◆ Job
Go through the data below. List every line that holds the word "document".

◆ Data segment
===============
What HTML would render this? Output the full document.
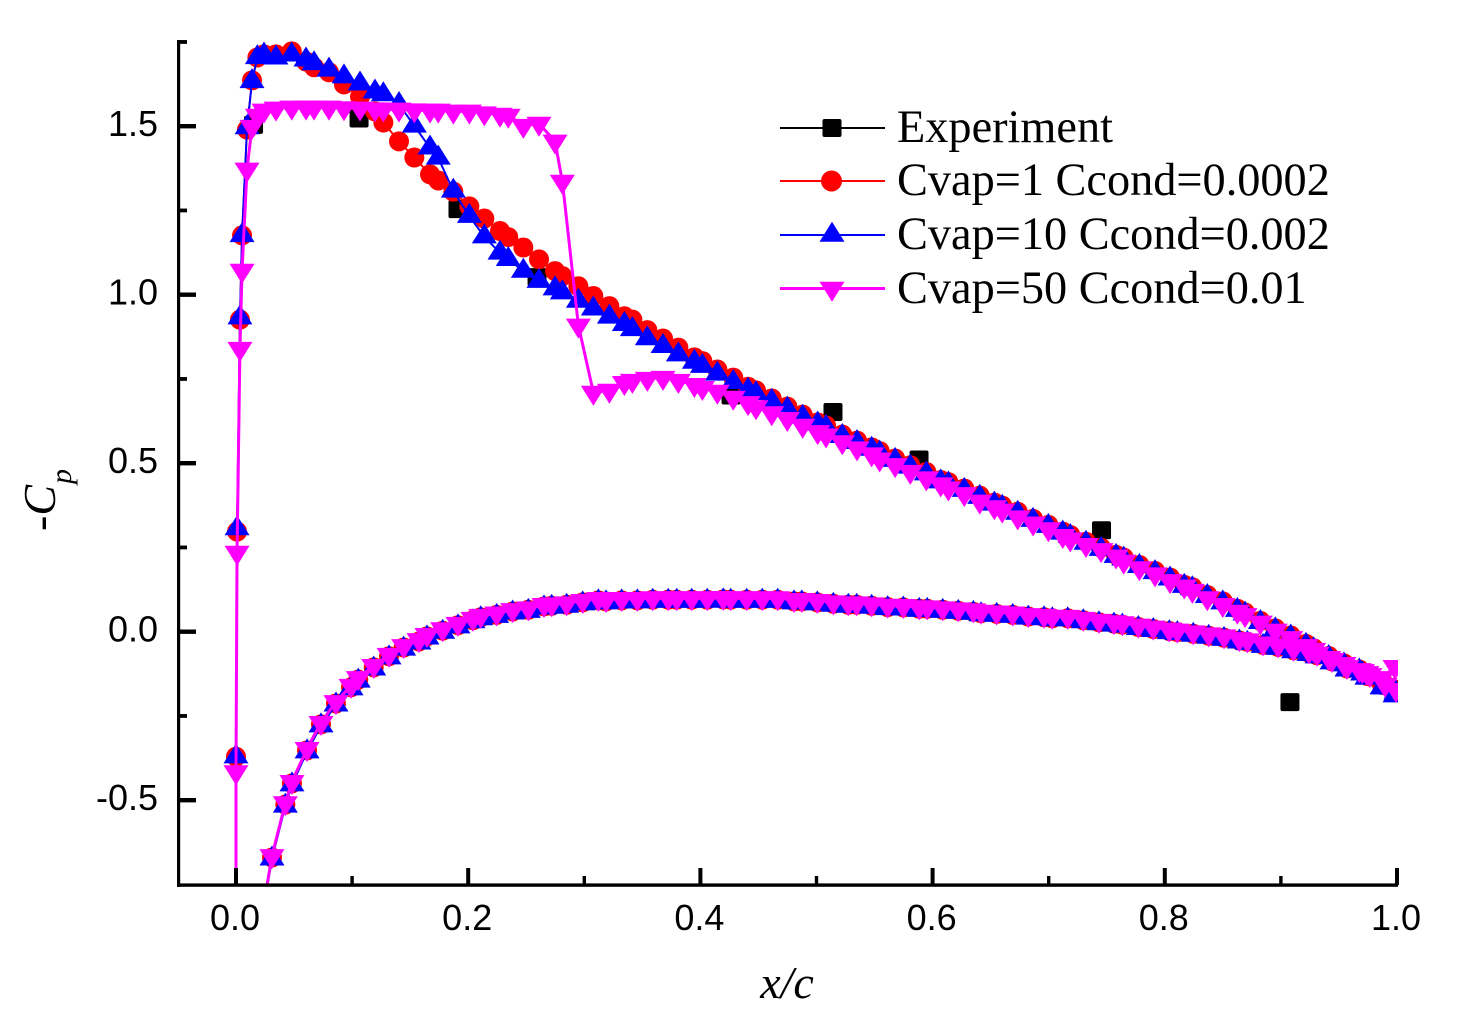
<!DOCTYPE html>
<html lang="en">
<head>
<meta charset="utf-8">
<title>Pressure coefficient along chord</title>
<style>
html,body{margin:0;padding:0;background:#fff;width:1460px;height:1036px;overflow:hidden}
svg{display:block}
.tick{font-family:"Liberation Sans",Arial,sans-serif;font-size:36px;fill:#000}
.leg{font-family:"Liberation Serif","Times New Roman",serif;font-size:46.3px;fill:#000}
.ax{font-family:"Liberation Serif","Times New Roman",serif;font-size:46px;font-style:italic;fill:#000}
</style>
</head>
<body>
<svg id="chart" xmlns="http://www.w3.org/2000/svg" width="1460" height="1036" viewBox="0 0 1460 1036">
  <defs><clipPath id="plotClip"><rect x="176" y="38" width="1222" height="848"></rect></clipPath></defs>
  <rect x="0" y="0" width="1460" height="1036" fill="#fff"></rect>
  <g id="series" clip-path="url(#plotClip)"></g>
  <g id="axes"></g>
  <text class="ax" x="787" y="998" text-anchor="middle">x/c</text>
  <text class="ax" transform="translate(55,531) rotate(-90)"><tspan font-style="normal">-</tspan>C<tspan font-size="30" dy="16" dx="1">p</tspan></text>
  <g id="legend">
    <g>
      <line x1="780" x2="885" y1="128" y2="128" stroke="#000" stroke-width="2"></line>
      <rect x="822.5" y="119" width="19" height="18" rx="2" fill="#000"></rect>
      <text class="leg" x="897" y="142">Experiment</text>
    </g>
    <g>
      <line x1="780" x2="885" y1="181" y2="181" stroke="#f00" stroke-width="2"></line>
      <circle cx="831.5" cy="181" r="10.5" fill="#f00"></circle>
      <text class="leg" x="897" y="195">Cvap=1 Ccond=0.0002</text>
    </g>
    <g>
      <line x1="780" x2="885" y1="235" y2="235" stroke="#00f" stroke-width="2"></line>
      <polygon points="832,221.7 844.5,241.7 819.5,241.7" fill="#00f"></polygon>
      <text class="leg" x="897" y="249">Cvap=10 Ccond=0.002</text>
    </g>
    <g>
      <line x1="780" x2="885" y1="288.5" y2="288.5" stroke="#f0f" stroke-width="3"></line>
      <polygon points="819.5,281.7 844.5,281.7 832,301.7" fill="#f0f"></polygon>
      <text class="leg" x="897" y="303">Cvap=50 Ccond=0.01</text>
    </g>
  </g>
</svg>
<script>
// Axis tick values
const xMajorTicks = [0.0, 0.2, 0.4, 0.6, 0.8, 1.0];
const xMinorTicks = [0.1, 0.3, 0.5, 0.7, 0.9];
const xTickLabels = ["0.0", "0.2", "0.4", "0.6", "0.8", "1.0"];
const yMajorTicks = [-0.5, 0.0, 0.5, 1.0, 1.5];
const yMinorTicks = [-0.25, 0.25, 0.75, 1.25, 1.75];
const yTickLabels = ["-0.5", "0.0", "0.5", "1.0", "1.5"];

// Experiment
const expX = [0.0151, 0.1060, 0.1912, 0.2593, 0.4264, 0.5142, 0.5883, 0.7455, 0.9078];
const expCp = [1.504, 1.523, 1.254, 1.052, 0.701, 0.652, 0.511, 0.301, -0.209];

// Suction-side chord positions
const xUpper = [
0.0000,
0.0000,0.0009,0.0034,0.0052,0.0095,0.0138,0.0184,0.0241,0.0344,0.0480,
0.0603,0.0672,0.0801,0.0930,0.1068,0.1197,0.1269,0.1404,0.1536,0.1671,
0.1742,0.1872,0.2010,0.2139,0.2274,0.2345,0.2475,0.2610,0.2748,0.2811,
0.2949,0.3078,0.3216,0.3345,0.3414,0.3543,0.3678,0.3810,0.3948,0.4017,
0.4146,0.4283,0.4410,0.4479,0.4614,0.4749,0.4881,0.5010,0.5082,0.5222,
0.5349,0.5475,0.5544,0.5677,0.5808,0.5946,0.6070,0.6136,0.6273,0.6406,
0.6532,0.6600,0.6733,0.6865,0.6997,0.7121,0.7186,0.7321,0.7451,0.7580,
0.7646,0.7781,0.7916,0.8045,0.8168,0.8237,0.8366,0.8499,0.8625,0.8691,
0.8823,0.8952,0.9084,0.9216,0.9282,0.9412,0.9543,0.9675,0.9741,0.9871,
0.9983];

// Pressure-side chord positions
const xLower = [
0.0224,0.0310,0.0425,0.0482,0.0612,0.0732,0.0861,0.0991,0.1053,0.1186,
0.1318,0.1444,0.1576,0.1645,0.1780,0.1912,0.2041,0.2108,0.2245,0.2383,
0.2518,0.2653,0.2719,0.2848,0.2986,0.3121,0.3187,0.3322,0.3457,0.3589,
0.3723,0.3796,0.3925,0.4059,0.4197,0.4261,0.4399,0.4533,0.4666,0.4806,
0.4873,0.5007,0.5145,0.5274,0.5346,0.5475,0.5613,0.5748,0.5885,0.5954,
0.6087,0.6221,0.6351,0.6417,0.6552,0.6690,0.6824,0.6960,0.7031,0.7164,
0.7298,0.7433,0.7562,0.7634,0.7772,0.7901,0.8039,0.8108,0.8245,0.8378,
0.8510,0.8642,0.8711,0.8846,0.8975,0.9109,0.9242,0.9311,0.9440,0.9569,
0.9703,0.9767,0.9897,0.9991];

// Cvap=1 Ccond=0.0002
const redUpper = [
-1.200,
-0.371,0.297,0.926,1.176,1.490,1.636,1.704,1.713,1.713,1.722,
1.692,1.675,1.660,1.624,1.588,1.544,1.511,1.455,1.407,1.357,
1.339,1.306,1.262,1.226,1.189,1.171,1.140,1.105,1.070,1.055,
1.025,0.996,0.966,0.936,0.926,0.895,0.870,0.843,0.814,0.803,
0.778,0.754,0.727,0.716,0.692,0.668,0.644,0.621,0.612,0.585,
0.567,0.547,0.536,0.514,0.494,0.474,0.450,0.444,0.425,0.404,
0.383,0.374,0.356,0.335,0.317,0.297,0.287,0.267,0.249,0.228,
0.220,0.198,0.180,0.161,0.139,0.132,0.109,0.090,0.068,0.057,
0.032,0.010,-0.011,-0.036,-0.049,-0.072,-0.094,-0.112,-0.131,-0.158,
-0.178];
const redLower = [
-0.845,-0.670,-0.513,-0.450,-0.352,-0.275,-0.213,-0.165,-0.142,-0.106,
-0.073,-0.047,-0.029,-0.014,0.003,0.019,0.034,0.043,0.050,0.060,
0.065,0.075,0.077,0.080,0.087,0.093,0.090,0.093,0.093,0.095,
0.095,0.095,0.095,0.095,0.096,0.095,0.095,0.095,0.095,0.090,
0.090,0.087,0.083,0.080,0.080,0.077,0.073,0.072,0.068,0.068,
0.065,0.062,0.059,0.055,0.053,0.050,0.045,0.043,0.040,0.040,
0.034,0.028,0.024,0.021,0.014,0.008,0.002,-0.001,-0.006,-0.012,
-0.018,-0.026,-0.030,-0.039,-0.045,-0.055,-0.063,-0.070,-0.088,-0.109,
-0.121,-0.133,-0.158,-0.172];

// Cvap=10 Ccond=0.002
const blueUpper = [
-1.200,
-0.371,0.306,0.932,1.176,1.496,1.633,1.704,1.712,1.703,1.712,
1.697,1.686,1.667,1.647,1.626,1.602,1.594,1.565,1.501,1.436,
1.406,1.308,1.233,1.172,1.124,1.105,1.070,1.040,1.018,1.006,
0.981,0.958,0.934,0.912,0.897,0.870,0.847,0.822,0.800,0.788,
0.765,0.740,0.717,0.707,0.684,0.661,0.637,0.617,0.607,0.580,
0.562,0.542,0.531,0.509,0.489,0.469,0.445,0.439,0.420,0.399,
0.379,0.370,0.352,0.331,0.313,0.293,0.283,0.263,0.245,0.224,
0.216,0.194,0.176,0.157,0.135,0.128,0.105,0.086,0.064,0.053,
0.028,0.006,-0.015,-0.040,-0.053,-0.076,-0.098,-0.116,-0.137,-0.166,
-0.190];
const blueLower = [
-0.849,-0.674,-0.517,-0.454,-0.356,-0.279,-0.217,-0.169,-0.146,-0.110,
-0.077,-0.051,-0.033,-0.018,-0.001,0.015,0.030,0.039,0.046,0.056,
0.061,0.071,0.073,0.076,0.083,0.089,0.086,0.089,0.089,0.091,
0.091,0.091,0.091,0.091,0.092,0.091,0.091,0.091,0.091,0.086,
0.086,0.083,0.079,0.076,0.076,0.073,0.069,0.068,0.064,0.064,
0.061,0.058,0.055,0.051,0.049,0.046,0.041,0.039,0.036,0.036,
0.030,0.024,0.020,0.017,0.010,0.004,-0.002,-0.005,-0.010,-0.016,
-0.022,-0.030,-0.034,-0.043,-0.049,-0.059,-0.067,-0.074,-0.092,-0.113,
-0.125,-0.137,-0.166,-0.181];

// Cvap=50 Ccond=0.01
const magentaUpper = [
-1.200,
-0.416,0.235,0.840,1.072,1.372,1.499,1.532,1.547,1.553,1.556,
1.556,1.556,1.556,1.554,1.553,1.551,1.550,1.550,1.548,1.547,
1.547,1.544,1.544,1.539,1.535,1.532,1.502,1.508,1.455,1.336,
0.909,0.710,0.716,0.739,0.745,0.751,0.754,0.745,0.733,0.724,
0.713,0.695,0.679,0.667,0.649,0.632,0.612,0.593,0.583,0.563,
0.545,0.527,0.512,0.495,0.475,0.456,0.438,0.426,0.409,0.387,
0.370,0.360,0.340,0.322,0.305,0.285,0.275,0.258,0.243,0.224,
0.209,0.189,0.171,0.151,0.135,0.122,0.100,0.080,0.060,0.050,
0.028,0.004,-0.018,-0.042,-0.053,-0.077,-0.095,-0.113,-0.122,-0.137,
-0.104];
const magentaLower = [
-0.840,-0.665,-0.508,-0.445,-0.347,-0.270,-0.208,-0.160,-0.137,-0.101,
-0.068,-0.042,-0.024,-0.009,0.008,0.024,0.039,0.048,0.055,0.065,
0.070,0.080,0.082,0.085,0.092,0.098,0.095,0.098,0.098,0.100,
0.100,0.100,0.100,0.100,0.101,0.100,0.100,0.100,0.100,0.095,
0.095,0.092,0.088,0.085,0.085,0.082,0.078,0.077,0.073,0.073,
0.070,0.067,0.064,0.060,0.058,0.055,0.050,0.048,0.045,0.045,
0.039,0.033,0.029,0.026,0.019,0.013,0.007,0.004,-0.001,-0.007,
-0.013,-0.021,-0.025,-0.034,-0.040,-0.050,-0.058,-0.065,-0.083,-0.104,
-0.116,-0.128,-0.157,-0.172];

const NS = 'http://www.w3.org/2000/svg';
const sx = function (v) { return 236 + v * 1161; };
const sy = function (v) { return 631.7 - v * 337; };

function mk(tag, parent, attrs) {
  const el = document.createElementNS(NS, tag);
  for (const k in attrs) { el.setAttribute(k, attrs[k]); }
  parent.appendChild(el);
  return el;
}

const axes = document.getElementById('axes');
const series = document.getElementById('series');

// spines
const leftSpine = mk('rect', axes, {x: 177, y: 40, width: 3.2, height: 847, fill: '#000'});


const bottomSpine = mk('rect', axes, {x: 177, y: 883.4, width: 1221, height: 3.4, fill: '#000'});



// x ticks
xMajorTicks.forEach(function (v, i) {
  const t = mk('rect', axes, {x: sx(v) - 2, y: 868, width: 4, height: 17, fill: '#000'});
  
  
  const l = mk('text', axes, {x: sx(v) - 1, y: 930, 'text-anchor': 'middle', 'class': 'tick'});
  
  
  l.textContent = xTickLabels[i];
});
xMinorTicks.forEach(function (v) {
  const t = mk('rect', axes, {x: sx(v) - 1.7, y: 876, width: 3.4, height: 9, fill: '#000'});
  
  
});

// y ticks
yMajorTicks.forEach(function (v, i) {
  const t = mk('rect', axes, {x: 180, y: sy(v) - 2.2, width: 16, height: 4.4, fill: '#000'});
  
  
  const l = mk('text', axes, {x: 158, y: sy(v) + 10, 'text-anchor': 'end', 'class': 'tick'});
  
  
  l.textContent = yTickLabels[i];
});
yMinorTicks.forEach(function (v) {
  const t = mk('rect', axes, {x: 180, y: sy(v) - 1.9, width: 7, height: 3.8, fill: '#000'});
  
  
});

// markers
function drawSquare(g, x, y, color) {
  return mk('rect', g, {x: x - 9.5, y: y - 9, width: 19, height: 18, rx: 2, fill: color});
}
function drawCircle(g, x, y, color) {
  return mk('circle', g, {cx: x, cy: y, r: 10, fill: color});
}
function drawUp(g, x, y, color) {
  return mk('polygon', g, {points: x + ',' + (y - 13.3) + ' ' + (x + 12.5) + ',' + (y + 6.7) + ' ' + (x - 12.5) + ',' + (y + 6.7), fill: color});
}
function drawDown(g, x, y, color) {
  return mk('polygon', g, {points: (x - 12.5) + ',' + (y - 6.7) + ' ' + (x + 12.5) + ',' + (y - 6.7) + ' ' + x + ',' + (y + 13.3), fill: color});
}

function drawCurve(g, xs, ys, color, width) {
  const pts = xs.map(function (v, i) { return sx(v).toFixed(2) + ',' + sy(ys[i]).toFixed(2); }).join(' ');
  return mk('polyline', g, {points: pts, fill: 'none', stroke: color, 'stroke-width': width, 'stroke-linejoin': 'round'});
}

// experiment markers
const expGroup = mk('g', series, {});


expX.forEach(function (v, i) {
  const m = drawSquare(expGroup, sx(v), sy(expCp[i]), '#000');
  
  
});

// red series
const redGroup = mk('g', series, {});


const redLineU = drawCurve(redGroup, xUpper, redUpper, '#f00', 2);


const redLineL = drawCurve(redGroup, xLower, redLower, '#f00', 2);


xLower.forEach(function (v, i) {
  const m = drawCircle(redGroup, sx(v), sy(redLower[i]), '#f00');
  
  
});
xUpper.forEach(function (v, i) {
  const m = drawCircle(redGroup, sx(v), sy(redUpper[i]), '#f00');
  
  
});

// blue series
const blueGroup = mk('g', series, {});


const blueLineU = drawCurve(blueGroup, xUpper, blueUpper, '#00f', 2);


const blueLineL = drawCurve(blueGroup, xLower, blueLower, '#00f', 2);


xLower.forEach(function (v, i) {
  const m = drawUp(blueGroup, sx(v), sy(blueLower[i]), '#00f');
  
  
});
xUpper.forEach(function (v, i) {
  const m = drawUp(blueGroup, sx(v), sy(blueUpper[i]), '#00f');
  
  
});

// magenta series
const magGroup = mk('g', series, {});


const magLineU = drawCurve(magGroup, xUpper, magentaUpper, '#f0f', 3);


const magLineL = drawCurve(magGroup, xLower, magentaLower, '#f0f', 3);


xLower.forEach(function (v, i) {
  const m = drawDown(magGroup, sx(v), sy(magentaLower[i]), '#f0f');
  
  
});
xUpper.forEach(function (v, i) {
  const m = drawDown(magGroup, sx(v), sy(magentaUpper[i]), '#f0f');
  
  
});
</script>
</body>
</html>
===============
◆ Completed exercise
What HTML would render this? Output the full document.
  const el = document.createElementNS(NS, tag);
const axes = document.getElementById('axes');
const series = document.getElementById('series');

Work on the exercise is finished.